Check each line of the data below for the word "this", then extract the ones that have it.
* Start Provided entries *
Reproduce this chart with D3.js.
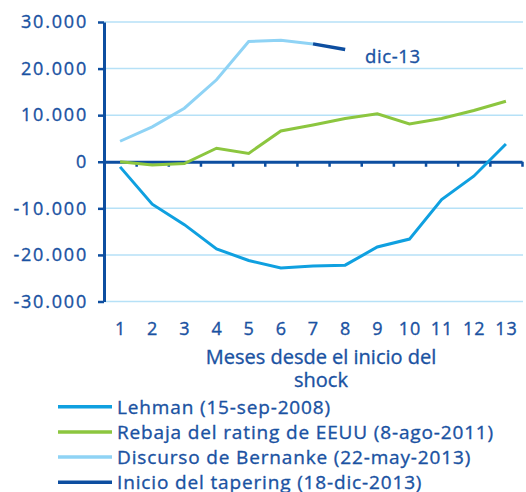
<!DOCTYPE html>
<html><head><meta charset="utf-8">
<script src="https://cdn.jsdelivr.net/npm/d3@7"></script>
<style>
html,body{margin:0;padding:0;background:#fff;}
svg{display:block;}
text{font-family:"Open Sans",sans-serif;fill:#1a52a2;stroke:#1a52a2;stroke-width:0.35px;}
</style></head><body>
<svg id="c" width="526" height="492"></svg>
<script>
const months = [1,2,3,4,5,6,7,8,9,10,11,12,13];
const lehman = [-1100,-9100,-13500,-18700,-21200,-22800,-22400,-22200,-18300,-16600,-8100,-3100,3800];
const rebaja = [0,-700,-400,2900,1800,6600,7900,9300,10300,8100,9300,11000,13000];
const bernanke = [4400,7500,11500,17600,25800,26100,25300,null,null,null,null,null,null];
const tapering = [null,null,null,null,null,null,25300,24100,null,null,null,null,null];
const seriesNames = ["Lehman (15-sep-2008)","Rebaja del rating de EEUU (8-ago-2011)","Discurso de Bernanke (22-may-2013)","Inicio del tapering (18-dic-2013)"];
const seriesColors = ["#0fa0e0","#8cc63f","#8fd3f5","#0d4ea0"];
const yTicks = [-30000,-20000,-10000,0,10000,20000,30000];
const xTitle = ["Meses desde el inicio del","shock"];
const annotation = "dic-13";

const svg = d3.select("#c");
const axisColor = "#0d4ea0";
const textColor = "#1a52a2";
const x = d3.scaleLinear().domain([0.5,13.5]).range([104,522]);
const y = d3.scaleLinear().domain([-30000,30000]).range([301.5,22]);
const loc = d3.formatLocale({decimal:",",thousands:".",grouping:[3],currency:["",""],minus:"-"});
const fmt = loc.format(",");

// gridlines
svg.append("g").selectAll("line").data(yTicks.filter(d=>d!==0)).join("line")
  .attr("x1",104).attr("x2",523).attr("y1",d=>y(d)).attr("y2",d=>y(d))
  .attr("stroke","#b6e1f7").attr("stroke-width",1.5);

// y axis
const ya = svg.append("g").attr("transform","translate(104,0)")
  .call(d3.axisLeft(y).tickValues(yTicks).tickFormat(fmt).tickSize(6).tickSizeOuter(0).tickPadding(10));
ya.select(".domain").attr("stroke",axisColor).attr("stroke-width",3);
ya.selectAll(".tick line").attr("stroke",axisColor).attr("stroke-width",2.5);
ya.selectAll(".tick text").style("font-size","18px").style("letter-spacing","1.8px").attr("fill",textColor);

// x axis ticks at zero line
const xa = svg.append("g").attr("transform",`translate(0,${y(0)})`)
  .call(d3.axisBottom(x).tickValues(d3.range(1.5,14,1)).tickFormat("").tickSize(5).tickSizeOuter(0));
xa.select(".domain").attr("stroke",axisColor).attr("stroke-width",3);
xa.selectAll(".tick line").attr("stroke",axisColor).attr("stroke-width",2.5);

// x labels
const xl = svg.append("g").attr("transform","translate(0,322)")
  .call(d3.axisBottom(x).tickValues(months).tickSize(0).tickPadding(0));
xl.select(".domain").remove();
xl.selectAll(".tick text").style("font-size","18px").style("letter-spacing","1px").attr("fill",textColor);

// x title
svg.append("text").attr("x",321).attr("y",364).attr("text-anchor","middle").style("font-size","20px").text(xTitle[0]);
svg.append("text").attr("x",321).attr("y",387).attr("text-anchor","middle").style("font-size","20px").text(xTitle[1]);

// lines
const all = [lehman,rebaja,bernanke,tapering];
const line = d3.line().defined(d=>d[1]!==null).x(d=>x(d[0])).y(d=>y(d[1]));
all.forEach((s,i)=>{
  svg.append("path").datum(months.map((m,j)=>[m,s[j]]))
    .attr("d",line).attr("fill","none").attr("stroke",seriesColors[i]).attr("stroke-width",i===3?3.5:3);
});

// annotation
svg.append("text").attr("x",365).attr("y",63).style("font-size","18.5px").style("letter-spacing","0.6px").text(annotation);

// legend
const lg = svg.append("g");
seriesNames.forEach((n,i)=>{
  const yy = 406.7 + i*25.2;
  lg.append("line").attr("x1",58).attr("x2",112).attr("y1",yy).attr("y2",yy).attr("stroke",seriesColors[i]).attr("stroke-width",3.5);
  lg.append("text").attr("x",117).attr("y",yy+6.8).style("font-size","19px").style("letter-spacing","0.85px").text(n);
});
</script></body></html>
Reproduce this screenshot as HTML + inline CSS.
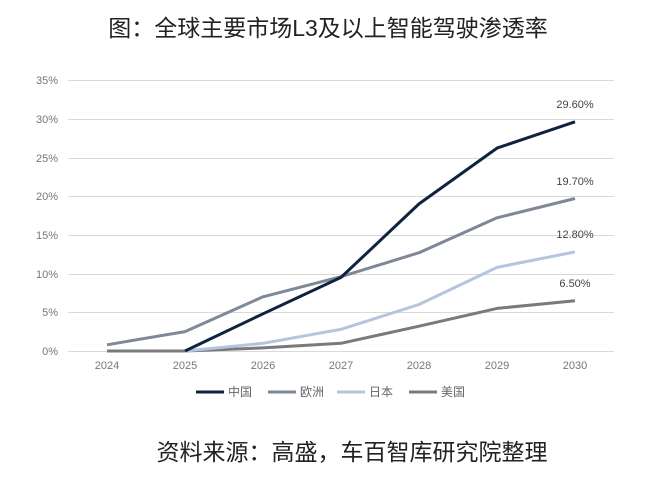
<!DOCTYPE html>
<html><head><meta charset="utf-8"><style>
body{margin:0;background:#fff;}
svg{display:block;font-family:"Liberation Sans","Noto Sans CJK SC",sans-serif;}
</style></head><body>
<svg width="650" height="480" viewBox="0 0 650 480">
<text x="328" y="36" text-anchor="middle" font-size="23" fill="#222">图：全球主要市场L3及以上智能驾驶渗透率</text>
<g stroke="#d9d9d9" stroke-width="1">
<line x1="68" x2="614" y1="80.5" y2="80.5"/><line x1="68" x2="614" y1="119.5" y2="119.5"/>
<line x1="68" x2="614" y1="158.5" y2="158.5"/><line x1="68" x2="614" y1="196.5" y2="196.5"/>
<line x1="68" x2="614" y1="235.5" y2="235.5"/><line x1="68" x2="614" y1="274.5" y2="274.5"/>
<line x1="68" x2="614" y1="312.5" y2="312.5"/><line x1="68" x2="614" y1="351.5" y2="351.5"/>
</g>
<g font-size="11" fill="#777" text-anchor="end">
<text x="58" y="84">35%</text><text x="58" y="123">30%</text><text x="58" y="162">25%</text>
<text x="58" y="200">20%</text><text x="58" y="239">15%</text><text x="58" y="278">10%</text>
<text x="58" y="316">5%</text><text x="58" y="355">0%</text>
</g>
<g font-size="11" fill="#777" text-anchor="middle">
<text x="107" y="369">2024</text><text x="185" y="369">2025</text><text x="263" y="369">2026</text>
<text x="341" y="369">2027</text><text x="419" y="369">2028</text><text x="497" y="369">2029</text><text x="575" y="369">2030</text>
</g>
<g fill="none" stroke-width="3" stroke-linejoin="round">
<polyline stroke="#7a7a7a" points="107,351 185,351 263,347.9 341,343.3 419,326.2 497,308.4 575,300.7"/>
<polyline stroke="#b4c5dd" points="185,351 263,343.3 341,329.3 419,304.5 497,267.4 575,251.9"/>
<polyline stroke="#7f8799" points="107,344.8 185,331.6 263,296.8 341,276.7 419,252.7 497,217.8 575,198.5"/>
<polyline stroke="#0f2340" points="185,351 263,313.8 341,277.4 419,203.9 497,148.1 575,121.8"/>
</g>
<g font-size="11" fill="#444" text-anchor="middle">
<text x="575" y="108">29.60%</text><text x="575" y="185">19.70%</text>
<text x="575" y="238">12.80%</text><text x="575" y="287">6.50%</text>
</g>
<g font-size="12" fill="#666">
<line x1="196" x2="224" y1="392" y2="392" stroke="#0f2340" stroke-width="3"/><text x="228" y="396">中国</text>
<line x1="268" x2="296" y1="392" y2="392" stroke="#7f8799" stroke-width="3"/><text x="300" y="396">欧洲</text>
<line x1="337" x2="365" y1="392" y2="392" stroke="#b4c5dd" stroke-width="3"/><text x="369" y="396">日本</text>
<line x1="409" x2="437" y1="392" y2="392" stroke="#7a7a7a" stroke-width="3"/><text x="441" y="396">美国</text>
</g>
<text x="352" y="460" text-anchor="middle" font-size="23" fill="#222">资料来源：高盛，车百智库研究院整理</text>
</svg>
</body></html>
* End Provided entries *
* Start Provided entries *
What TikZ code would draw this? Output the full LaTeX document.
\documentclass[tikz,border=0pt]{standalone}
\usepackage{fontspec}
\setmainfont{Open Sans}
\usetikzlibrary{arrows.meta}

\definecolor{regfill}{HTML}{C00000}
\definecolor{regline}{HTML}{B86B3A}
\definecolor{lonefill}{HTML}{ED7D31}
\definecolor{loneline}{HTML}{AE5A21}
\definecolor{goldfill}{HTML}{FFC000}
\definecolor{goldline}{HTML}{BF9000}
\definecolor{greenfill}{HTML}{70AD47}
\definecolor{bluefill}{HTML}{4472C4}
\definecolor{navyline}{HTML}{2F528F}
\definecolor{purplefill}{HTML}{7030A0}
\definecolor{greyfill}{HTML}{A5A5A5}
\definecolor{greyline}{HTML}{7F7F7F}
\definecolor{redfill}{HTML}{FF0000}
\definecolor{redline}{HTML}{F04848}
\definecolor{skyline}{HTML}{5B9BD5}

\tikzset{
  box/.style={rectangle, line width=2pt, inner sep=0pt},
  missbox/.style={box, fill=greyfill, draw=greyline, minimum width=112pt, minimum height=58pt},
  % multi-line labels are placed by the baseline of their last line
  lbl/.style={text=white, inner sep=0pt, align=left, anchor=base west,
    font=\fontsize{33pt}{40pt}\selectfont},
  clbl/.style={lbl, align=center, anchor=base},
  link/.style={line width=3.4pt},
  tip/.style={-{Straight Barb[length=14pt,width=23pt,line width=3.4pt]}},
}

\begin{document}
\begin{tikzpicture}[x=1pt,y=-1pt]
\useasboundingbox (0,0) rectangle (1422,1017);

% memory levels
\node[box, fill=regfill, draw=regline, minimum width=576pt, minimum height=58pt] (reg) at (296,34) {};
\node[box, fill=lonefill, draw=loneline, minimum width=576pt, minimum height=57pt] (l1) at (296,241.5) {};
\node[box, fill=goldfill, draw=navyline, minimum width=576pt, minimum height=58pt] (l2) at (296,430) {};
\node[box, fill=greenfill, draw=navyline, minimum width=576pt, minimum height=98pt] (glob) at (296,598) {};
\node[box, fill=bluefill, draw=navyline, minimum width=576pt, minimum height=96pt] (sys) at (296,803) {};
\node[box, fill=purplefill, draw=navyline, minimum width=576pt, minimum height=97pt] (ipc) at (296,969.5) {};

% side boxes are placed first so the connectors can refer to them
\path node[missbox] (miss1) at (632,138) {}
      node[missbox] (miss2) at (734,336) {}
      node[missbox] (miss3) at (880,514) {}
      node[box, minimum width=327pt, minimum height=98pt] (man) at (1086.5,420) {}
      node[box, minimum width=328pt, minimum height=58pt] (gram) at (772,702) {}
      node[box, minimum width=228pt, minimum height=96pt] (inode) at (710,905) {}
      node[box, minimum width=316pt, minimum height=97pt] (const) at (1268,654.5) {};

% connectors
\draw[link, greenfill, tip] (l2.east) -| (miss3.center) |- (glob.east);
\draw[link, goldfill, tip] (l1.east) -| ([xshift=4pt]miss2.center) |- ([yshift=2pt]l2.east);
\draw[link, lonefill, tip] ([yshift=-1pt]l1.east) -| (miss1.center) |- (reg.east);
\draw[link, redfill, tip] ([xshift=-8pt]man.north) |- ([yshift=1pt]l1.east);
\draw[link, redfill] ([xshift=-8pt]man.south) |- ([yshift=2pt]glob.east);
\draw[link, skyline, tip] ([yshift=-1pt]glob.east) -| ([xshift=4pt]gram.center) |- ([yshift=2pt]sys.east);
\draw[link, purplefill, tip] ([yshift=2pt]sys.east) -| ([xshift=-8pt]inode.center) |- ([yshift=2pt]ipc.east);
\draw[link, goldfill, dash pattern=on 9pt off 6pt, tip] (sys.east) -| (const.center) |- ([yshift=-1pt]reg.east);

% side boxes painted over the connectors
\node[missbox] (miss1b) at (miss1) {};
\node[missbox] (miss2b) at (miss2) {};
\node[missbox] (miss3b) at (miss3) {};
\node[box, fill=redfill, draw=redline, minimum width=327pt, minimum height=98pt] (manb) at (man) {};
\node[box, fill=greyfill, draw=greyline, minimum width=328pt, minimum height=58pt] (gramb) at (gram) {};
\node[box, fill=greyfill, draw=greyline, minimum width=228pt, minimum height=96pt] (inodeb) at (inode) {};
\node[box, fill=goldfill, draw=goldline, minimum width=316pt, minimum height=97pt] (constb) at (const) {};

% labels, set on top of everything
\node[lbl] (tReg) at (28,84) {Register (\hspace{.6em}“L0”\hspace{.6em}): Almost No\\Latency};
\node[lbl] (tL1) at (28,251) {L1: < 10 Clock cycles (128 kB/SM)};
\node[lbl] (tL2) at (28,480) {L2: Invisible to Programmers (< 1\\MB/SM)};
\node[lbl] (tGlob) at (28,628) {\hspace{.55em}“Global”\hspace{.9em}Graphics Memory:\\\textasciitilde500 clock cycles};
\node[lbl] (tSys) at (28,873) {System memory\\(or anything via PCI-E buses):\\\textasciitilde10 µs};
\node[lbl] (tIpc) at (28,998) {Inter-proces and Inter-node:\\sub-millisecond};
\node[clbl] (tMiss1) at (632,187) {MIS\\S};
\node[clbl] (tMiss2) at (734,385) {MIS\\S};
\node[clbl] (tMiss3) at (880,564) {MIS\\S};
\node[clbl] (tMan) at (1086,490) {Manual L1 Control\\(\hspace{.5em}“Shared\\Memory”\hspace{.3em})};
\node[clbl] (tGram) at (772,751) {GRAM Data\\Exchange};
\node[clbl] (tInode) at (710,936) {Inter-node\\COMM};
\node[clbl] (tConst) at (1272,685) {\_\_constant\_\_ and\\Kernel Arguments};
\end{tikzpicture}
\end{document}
* End Provided entries *
Expected answer:
Reproduce this chart with D3.js.
Reproduce this screenshot as HTML + inline CSS.
What TikZ code would draw this? Output the full LaTeX document.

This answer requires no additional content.